Last month the council refused an application submitted by Mr Crosbie’s wife, Rita, to conduct coastal protection works near the couple’s holiday home at Kilgorman, Co Wexford.
However, work involving a crane and other trucks, started last Monday.
In a letter to the council, Mrs Crosbie’s agents said the coastal defence works, consisting of 122 metres of rock, would proceed unless they heard from the council within seven days.
The council says the work does not have the necessary planning permission and is within a special area of conservation.
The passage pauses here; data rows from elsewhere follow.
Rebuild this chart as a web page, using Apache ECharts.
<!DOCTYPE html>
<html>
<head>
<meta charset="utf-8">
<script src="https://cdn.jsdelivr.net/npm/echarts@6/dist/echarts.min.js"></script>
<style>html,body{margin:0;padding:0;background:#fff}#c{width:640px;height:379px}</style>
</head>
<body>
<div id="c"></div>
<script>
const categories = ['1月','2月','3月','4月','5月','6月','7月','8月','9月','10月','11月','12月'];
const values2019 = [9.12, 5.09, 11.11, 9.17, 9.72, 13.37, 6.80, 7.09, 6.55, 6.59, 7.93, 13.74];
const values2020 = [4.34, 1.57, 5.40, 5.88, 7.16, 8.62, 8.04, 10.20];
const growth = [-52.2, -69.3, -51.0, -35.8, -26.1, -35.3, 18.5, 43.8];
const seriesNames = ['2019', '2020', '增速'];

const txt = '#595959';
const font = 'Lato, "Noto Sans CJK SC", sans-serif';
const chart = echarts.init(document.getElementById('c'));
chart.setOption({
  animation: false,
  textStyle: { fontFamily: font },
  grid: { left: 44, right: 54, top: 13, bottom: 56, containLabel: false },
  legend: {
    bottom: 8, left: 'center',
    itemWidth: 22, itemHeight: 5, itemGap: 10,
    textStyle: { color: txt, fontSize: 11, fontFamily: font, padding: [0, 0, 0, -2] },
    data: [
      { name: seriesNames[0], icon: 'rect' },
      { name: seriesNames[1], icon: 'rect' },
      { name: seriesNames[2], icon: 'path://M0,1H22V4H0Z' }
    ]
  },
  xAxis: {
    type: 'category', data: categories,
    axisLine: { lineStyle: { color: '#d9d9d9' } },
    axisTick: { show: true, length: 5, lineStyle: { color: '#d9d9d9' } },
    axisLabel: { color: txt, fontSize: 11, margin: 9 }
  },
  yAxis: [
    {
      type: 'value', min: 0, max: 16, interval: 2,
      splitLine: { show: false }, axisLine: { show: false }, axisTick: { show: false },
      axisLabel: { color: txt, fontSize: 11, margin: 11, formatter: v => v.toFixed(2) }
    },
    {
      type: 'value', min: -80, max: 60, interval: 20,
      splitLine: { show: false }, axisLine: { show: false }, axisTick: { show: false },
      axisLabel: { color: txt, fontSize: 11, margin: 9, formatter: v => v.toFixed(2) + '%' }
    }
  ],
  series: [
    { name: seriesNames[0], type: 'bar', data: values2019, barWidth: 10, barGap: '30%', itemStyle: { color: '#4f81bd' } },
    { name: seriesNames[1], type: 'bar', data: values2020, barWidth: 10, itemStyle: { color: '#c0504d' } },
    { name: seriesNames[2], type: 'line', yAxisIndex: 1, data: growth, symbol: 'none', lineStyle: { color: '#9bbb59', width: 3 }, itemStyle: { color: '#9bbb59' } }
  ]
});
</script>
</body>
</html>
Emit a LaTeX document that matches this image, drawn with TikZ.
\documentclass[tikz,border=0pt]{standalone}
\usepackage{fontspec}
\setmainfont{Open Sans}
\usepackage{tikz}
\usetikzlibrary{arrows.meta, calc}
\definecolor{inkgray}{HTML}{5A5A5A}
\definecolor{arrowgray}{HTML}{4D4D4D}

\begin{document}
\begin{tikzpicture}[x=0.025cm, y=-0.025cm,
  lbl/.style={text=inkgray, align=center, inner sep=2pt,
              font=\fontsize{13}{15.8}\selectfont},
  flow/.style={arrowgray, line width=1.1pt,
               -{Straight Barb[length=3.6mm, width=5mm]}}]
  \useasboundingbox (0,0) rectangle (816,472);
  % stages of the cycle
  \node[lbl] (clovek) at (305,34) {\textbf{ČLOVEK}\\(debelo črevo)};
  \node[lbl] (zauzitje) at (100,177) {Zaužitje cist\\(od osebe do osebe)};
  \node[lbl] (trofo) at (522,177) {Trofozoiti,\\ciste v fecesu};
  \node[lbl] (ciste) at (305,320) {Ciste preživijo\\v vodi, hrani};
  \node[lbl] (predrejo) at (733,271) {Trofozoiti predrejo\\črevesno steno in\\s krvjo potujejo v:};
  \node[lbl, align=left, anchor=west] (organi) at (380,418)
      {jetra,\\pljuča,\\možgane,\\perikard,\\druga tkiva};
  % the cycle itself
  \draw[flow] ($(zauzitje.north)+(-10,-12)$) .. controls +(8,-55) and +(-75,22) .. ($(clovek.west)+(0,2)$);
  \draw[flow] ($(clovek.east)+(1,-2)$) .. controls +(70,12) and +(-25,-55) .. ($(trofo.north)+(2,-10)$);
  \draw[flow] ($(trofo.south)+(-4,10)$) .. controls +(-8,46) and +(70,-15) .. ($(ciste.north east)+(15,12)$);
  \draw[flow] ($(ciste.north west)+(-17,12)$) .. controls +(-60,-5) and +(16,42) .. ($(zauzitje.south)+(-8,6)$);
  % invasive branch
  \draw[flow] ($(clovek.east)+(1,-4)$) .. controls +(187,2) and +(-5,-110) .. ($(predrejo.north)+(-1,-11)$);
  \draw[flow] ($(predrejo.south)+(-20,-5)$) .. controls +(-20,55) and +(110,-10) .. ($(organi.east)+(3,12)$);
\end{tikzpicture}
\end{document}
The house is situated at Clones Lower, Kilgorman and, according to the council, is not threatened by coastal erosion.
The council has since written to the agents ordering the couple to halt work immediately and comply with planning regulations.
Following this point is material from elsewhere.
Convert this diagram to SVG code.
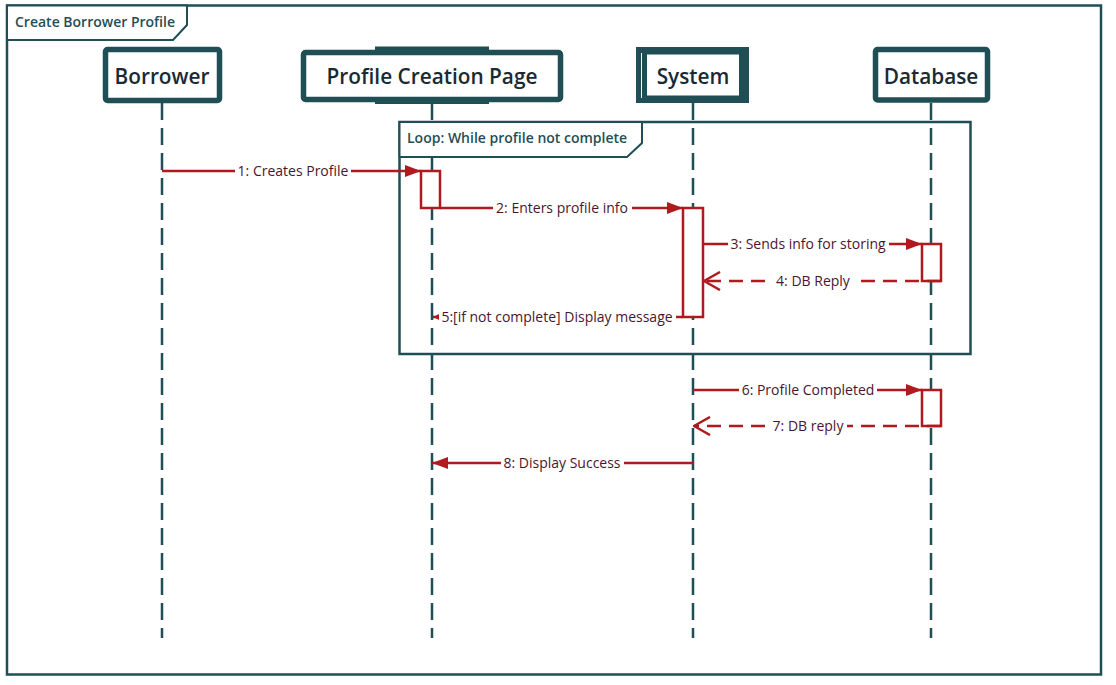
<svg xmlns="http://www.w3.org/2000/svg" width="1116" height="685" viewBox="0 0 1116 685">
<defs>
<style>
.frame{fill:none;stroke:#1F4F55;stroke-width:2.5}
.tab{fill:#fff;stroke:#1F4F55;stroke-width:2}
.ftitle{font-family:"Open Sans",sans-serif;font-weight:600;font-size:14px;fill:#1F4F55}
.head{fill:#fff;stroke:#1F4F55;stroke-width:5.5}
.htext{font-family:"Open Sans",sans-serif;font-weight:600;font-size:20.8px;fill:#1A2A33;text-anchor:middle}
.life{stroke:#1F4F55;stroke-width:2.5;stroke-dasharray:17 8;fill:none}
.msg{stroke:#B0191E;stroke-width:2.5;fill:none}
.dash{stroke:#B0191E;stroke-width:2.5;fill:none;stroke-dasharray:14 8}
.act{fill:#fff;stroke:#B0191E;stroke-width:2.5}
.lbl{font-family:"Open Sans",sans-serif;font-size:14px;fill:#4A1530;text-anchor:middle}
.bg{fill:#fff}
</style>
<marker id="fill" viewBox="0 0 16 12" refX="16" refY="6" markerWidth="16" markerHeight="12" markerUnits="userSpaceOnUse" orient="auto">
<path d="M0,0 L16,6 L0,12 Z" fill="#B0191E"/>
</marker>
<marker id="small" viewBox="0 0 7 7" refX="7" refY="3.5" markerWidth="7" markerHeight="7" markerUnits="userSpaceOnUse" orient="auto">
<path d="M0,0 L7,3.5 L0,7 Z" fill="#B0191E"/>
</marker>
<marker id="open" viewBox="0 0 18 20" refX="17" refY="10" markerWidth="18" markerHeight="20" markerUnits="userSpaceOnUse" orient="auto">
<path d="M1,1 L17,10 L1,19" fill="none" stroke="#B0191E" stroke-width="2.5"/>
</marker>
</defs>
<rect width="1116" height="685" fill="#fff"/>

<g id="outer-frame">
<rect class="frame" x="7" y="5.5" width="1094" height="669"/>
<path class="tab" d="M7,5.5 L187,5.5 L187,25 L173,40 L7,40 Z"/>
<text class="ftitle" x="15" y="27">Create Borrower Profile</text>
</g>

<g id="lifelines">
<line class="life" x1="162" y1="103" x2="162" y2="638"/>
<line class="life" x1="432" y1="103" x2="432" y2="638"/>
<line class="life" x1="693" y1="103" x2="693" y2="638"/>
<line class="life" x1="931" y1="103" x2="931" y2="638"/>
</g>

<g id="borrower">
<rect class="head" x="105.5" y="49.5" width="114" height="51" rx="2"/>
<text class="htext" x="162" y="84">Borrower</text>
</g>

<g id="profile-creation-page">
<rect fill="#1F4F55" x="375" y="46.5" width="114" height="8"/>
<rect fill="#1F4F55" x="375" y="97" width="114" height="7"/>
<rect class="head" x="303.5" y="52.5" width="257" height="47" rx="2"/>
<text class="htext" x="432" y="84">Profile Creation Page</text>
</g>

<g id="system">
<rect fill="#1F4F55" x="636" y="47" width="113" height="56"/>
<rect fill="#fff" x="647" y="54.5" width="92" height="41"/>
<line x1="641.5" y1="53" x2="641.5" y2="98" stroke="#fff" stroke-width="1"/>
<text class="htext" x="693" y="84">System</text>
</g>

<g id="database">
<rect class="head" x="875.5" y="49.5" width="112" height="50.5" rx="2"/>
<text class="htext" x="931" y="84">Database</text>
</g>

<g id="loop-fragment">
<rect class="frame" x="399.5" y="122" width="571" height="232"/>
<path class="tab" d="M399.5,122 L642,122 L642,143 L627,157 L399.5,157 Z"/>
<text class="ftitle" x="407" y="143">Loop: While profile not complete</text>
</g>

<g id="activations">
<rect class="act" x="421" y="171" width="19" height="37"/>
<rect class="act" x="683" y="208" width="20" height="109"/>
<rect class="act" x="922" y="244" width="19" height="37"/>
<rect class="act" x="922" y="390" width="19" height="36"/>
</g>

<g id="connectors">
<line class="msg" x1="162" y1="171" x2="421" y2="171" marker-end="url(#fill)"/>
<rect class="bg" x="235" y="162" width="116" height="18"/>
<text class="lbl" x="293" y="176">1: Creates Profile</text>

<line class="msg" x1="440" y1="208" x2="683" y2="208" marker-end="url(#fill)"/>
<rect class="bg" x="493" y="199" width="139" height="18"/>
<text class="lbl" x="562" y="213">2: Enters profile info</text>

<line class="msg" x1="703" y1="244" x2="922" y2="244" marker-end="url(#fill)"/>
<rect class="bg" x="728" y="235" width="161" height="18"/>
<text class="lbl" x="808" y="249">3: Sends info for storing</text>

<line class="dash" x1="941" y1="281" x2="704" y2="281" marker-end="url(#open)"/>
<rect class="bg" x="773" y="272" width="81" height="18"/>
<text class="lbl" x="813" y="286">4: DB Reply</text>

<line class="msg" x1="683" y1="317" x2="433" y2="317" marker-end="url(#small)"/>
<rect class="bg" x="439" y="308" width="237" height="18"/>
<text class="lbl" x="557" y="322">5:[if not complete] Display message</text>

<line class="msg" x1="693" y1="390" x2="922" y2="390" marker-end="url(#fill)"/>
<rect class="bg" x="739" y="381" width="138" height="18"/>
<text class="lbl" x="808" y="395">6: Profile Completed</text>

<line class="dash" x1="941" y1="426" x2="694" y2="426" marker-end="url(#open)"/>
<rect class="bg" x="770" y="417" width="77" height="18"/>
<text class="lbl" x="808" y="431">7: DB reply</text>

<line class="msg" x1="693" y1="463" x2="432" y2="463" marker-end="url(#fill)"/>
<rect class="bg" x="501" y="454" width="123" height="18"/>
<text class="lbl" x="562" y="468">8: Display Success</text>
</g>
</svg>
“The application was received last November and planning was refused on March 11, because we were not satisfied that the proposed coastal protection works would not have an adverse impact on the adjoining coastline,” said Niall McDonnell, senior executive officer in the council’s planning department.
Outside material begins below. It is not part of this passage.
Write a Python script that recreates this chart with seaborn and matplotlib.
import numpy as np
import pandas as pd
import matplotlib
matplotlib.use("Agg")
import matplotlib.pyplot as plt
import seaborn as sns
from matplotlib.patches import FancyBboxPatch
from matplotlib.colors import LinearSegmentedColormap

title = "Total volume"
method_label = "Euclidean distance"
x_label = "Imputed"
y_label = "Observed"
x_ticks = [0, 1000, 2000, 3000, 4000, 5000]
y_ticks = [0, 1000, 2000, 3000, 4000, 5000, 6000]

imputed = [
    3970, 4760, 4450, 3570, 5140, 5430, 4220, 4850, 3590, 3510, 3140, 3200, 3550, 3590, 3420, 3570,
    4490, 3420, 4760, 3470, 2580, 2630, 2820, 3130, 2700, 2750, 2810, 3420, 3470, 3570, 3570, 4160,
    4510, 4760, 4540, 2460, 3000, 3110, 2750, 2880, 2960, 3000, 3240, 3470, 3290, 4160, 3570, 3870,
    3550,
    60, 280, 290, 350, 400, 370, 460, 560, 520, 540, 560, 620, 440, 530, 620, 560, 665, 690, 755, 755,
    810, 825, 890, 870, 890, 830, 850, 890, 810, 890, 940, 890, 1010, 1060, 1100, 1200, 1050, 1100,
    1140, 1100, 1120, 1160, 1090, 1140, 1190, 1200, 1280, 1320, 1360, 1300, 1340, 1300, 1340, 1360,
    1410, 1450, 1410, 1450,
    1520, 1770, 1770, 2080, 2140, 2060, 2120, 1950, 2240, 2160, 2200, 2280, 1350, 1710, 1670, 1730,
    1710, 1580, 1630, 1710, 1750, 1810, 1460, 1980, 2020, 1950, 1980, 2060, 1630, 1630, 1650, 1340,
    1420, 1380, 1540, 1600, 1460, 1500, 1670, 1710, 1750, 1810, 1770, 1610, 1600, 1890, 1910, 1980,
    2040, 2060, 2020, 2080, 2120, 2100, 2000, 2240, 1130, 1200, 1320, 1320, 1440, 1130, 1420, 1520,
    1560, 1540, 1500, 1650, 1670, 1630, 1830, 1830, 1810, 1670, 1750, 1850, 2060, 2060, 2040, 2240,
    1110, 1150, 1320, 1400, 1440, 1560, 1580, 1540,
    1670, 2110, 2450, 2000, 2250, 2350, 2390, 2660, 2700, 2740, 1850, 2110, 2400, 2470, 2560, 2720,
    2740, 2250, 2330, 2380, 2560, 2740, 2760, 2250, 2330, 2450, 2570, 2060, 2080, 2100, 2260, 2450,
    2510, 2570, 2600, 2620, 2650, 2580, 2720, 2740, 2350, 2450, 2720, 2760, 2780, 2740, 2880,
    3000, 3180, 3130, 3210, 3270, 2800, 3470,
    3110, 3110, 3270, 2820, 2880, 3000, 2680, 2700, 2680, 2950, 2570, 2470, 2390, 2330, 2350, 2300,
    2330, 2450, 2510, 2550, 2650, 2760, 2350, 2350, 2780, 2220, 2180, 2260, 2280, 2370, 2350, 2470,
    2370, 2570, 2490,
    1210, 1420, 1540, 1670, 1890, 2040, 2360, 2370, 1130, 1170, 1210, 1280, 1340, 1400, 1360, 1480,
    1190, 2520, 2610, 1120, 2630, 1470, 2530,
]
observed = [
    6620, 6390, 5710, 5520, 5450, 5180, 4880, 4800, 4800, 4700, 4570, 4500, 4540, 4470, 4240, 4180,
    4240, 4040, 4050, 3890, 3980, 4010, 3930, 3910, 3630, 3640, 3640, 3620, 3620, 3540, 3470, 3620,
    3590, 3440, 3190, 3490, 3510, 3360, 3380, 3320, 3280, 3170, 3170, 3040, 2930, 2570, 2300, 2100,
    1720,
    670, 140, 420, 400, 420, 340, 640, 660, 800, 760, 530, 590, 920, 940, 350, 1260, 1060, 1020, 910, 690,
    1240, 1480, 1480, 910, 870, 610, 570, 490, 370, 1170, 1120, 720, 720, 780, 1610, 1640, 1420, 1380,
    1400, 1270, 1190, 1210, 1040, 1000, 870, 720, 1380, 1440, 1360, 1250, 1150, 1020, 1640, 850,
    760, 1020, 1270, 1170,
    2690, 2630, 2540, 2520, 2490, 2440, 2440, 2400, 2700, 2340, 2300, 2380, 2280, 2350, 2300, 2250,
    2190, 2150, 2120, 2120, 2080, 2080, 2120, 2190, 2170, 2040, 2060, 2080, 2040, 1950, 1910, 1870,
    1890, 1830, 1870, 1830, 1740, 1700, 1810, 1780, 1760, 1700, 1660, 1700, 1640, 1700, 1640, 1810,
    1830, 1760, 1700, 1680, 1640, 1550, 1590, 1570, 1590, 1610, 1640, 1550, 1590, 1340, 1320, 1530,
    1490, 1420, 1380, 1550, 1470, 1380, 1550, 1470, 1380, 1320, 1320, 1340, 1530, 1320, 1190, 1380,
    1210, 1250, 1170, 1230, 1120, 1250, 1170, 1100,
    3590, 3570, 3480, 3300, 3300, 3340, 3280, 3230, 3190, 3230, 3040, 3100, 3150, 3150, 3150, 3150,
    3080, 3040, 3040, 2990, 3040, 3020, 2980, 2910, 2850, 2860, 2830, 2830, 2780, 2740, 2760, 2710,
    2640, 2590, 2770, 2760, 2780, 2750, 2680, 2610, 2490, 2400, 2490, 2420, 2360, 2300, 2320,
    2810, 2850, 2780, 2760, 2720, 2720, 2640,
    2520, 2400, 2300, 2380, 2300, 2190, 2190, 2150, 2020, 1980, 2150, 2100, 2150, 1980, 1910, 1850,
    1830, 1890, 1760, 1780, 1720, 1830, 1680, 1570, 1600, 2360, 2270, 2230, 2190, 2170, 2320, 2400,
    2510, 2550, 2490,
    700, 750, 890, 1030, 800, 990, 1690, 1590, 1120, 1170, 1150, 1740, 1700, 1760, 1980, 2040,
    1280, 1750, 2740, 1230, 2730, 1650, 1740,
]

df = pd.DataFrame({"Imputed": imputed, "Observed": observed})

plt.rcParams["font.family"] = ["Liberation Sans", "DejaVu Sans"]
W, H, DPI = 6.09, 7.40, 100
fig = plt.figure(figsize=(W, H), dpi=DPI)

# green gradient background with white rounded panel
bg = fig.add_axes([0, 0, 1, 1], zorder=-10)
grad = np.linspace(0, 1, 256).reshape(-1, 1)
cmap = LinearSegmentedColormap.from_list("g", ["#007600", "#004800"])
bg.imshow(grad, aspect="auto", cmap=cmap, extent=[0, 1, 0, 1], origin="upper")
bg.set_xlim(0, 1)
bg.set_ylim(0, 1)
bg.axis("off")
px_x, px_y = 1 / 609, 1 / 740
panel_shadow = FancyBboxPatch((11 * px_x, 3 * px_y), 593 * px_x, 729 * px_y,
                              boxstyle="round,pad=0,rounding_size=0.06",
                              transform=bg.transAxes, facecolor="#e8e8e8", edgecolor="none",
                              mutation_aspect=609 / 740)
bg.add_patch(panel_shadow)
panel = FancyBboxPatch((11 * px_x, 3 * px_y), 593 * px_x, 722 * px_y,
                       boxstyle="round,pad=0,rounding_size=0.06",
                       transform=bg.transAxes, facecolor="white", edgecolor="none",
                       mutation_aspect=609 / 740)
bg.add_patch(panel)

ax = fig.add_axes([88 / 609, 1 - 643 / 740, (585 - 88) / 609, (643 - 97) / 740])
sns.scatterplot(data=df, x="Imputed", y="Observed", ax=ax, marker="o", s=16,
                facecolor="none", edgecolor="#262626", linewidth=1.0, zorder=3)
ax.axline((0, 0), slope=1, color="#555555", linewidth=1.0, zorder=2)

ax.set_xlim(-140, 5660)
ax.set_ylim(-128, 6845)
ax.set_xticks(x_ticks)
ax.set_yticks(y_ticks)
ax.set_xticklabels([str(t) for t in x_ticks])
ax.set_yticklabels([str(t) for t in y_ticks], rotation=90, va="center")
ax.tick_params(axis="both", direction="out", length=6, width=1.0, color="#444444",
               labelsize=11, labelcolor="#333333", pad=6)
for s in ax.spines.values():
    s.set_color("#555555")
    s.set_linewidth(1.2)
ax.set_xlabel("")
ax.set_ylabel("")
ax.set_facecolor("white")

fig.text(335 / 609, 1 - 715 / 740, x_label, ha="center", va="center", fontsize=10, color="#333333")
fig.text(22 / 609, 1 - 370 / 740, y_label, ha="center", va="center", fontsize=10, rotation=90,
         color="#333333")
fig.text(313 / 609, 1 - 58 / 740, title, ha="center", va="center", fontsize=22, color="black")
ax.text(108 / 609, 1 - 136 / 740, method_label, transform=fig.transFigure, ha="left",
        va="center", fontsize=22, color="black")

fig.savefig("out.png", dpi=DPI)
“There was inadequate information to assess the impact of the development on the adjoining special area of conservation and it would therefore be contrary to proper planning,” he added.
The council believes that the proposed works would require not only council planning but also a foreshore licence, as well as sanction from both the Department of the Environment and the Department of the Marine and Natural Resources.
“It is not unusual for someone to reapply and address the reasons for refusal. We would be happy to talk to the Crosbies,” said Mr McDonnell.
“We have done an erosion study of that area and would be happy to make it available to him. The house is not at all seriously threatened and is unlikely to be in the next 40 to 50 years.
“If the works continue we will be obliged to take proceedings. We apply the law fairly and equally. We don’t consider the response to be arrogant but we find it upsetting and disappointing.”
Mr Crosbie could not be contacted for comment last evening.
Harry Crosbie is a highly successful entrepreneur, with a large property portfolio in Dublin’s docklands.
More than 12 years ago, a proposal by Mr Crosbie to build an apartment block on Dublin’s North Wall campshire was rejected by the city planners and An Bord Pleanála.
However, last July his Point Village Company bought the 2,200-seat theatre under construction at Grand Canal Square.
The €100 million theatre is the third big performance venue planned for the docklands, following the redevelopment of the Point — also owned by Mr Crosbie — and the planned move of the Abbey Theatre to the area.
Mr Crosbie is also planning to double the size of the Point Theatre on North Wall Quay to seat up to 15,000 people, investing €850m in creating a village of shops, homes, offices, restaurants and cafes. He has signed up Dunnes Stores to be the anchor tenant with a 150,000-sq-ft store.
He has also signed up chef Marco Pierre White to open a brasserie in the Point Village called Hell’s Kitchen.
He also plans a 39-storey building called the Watchtower.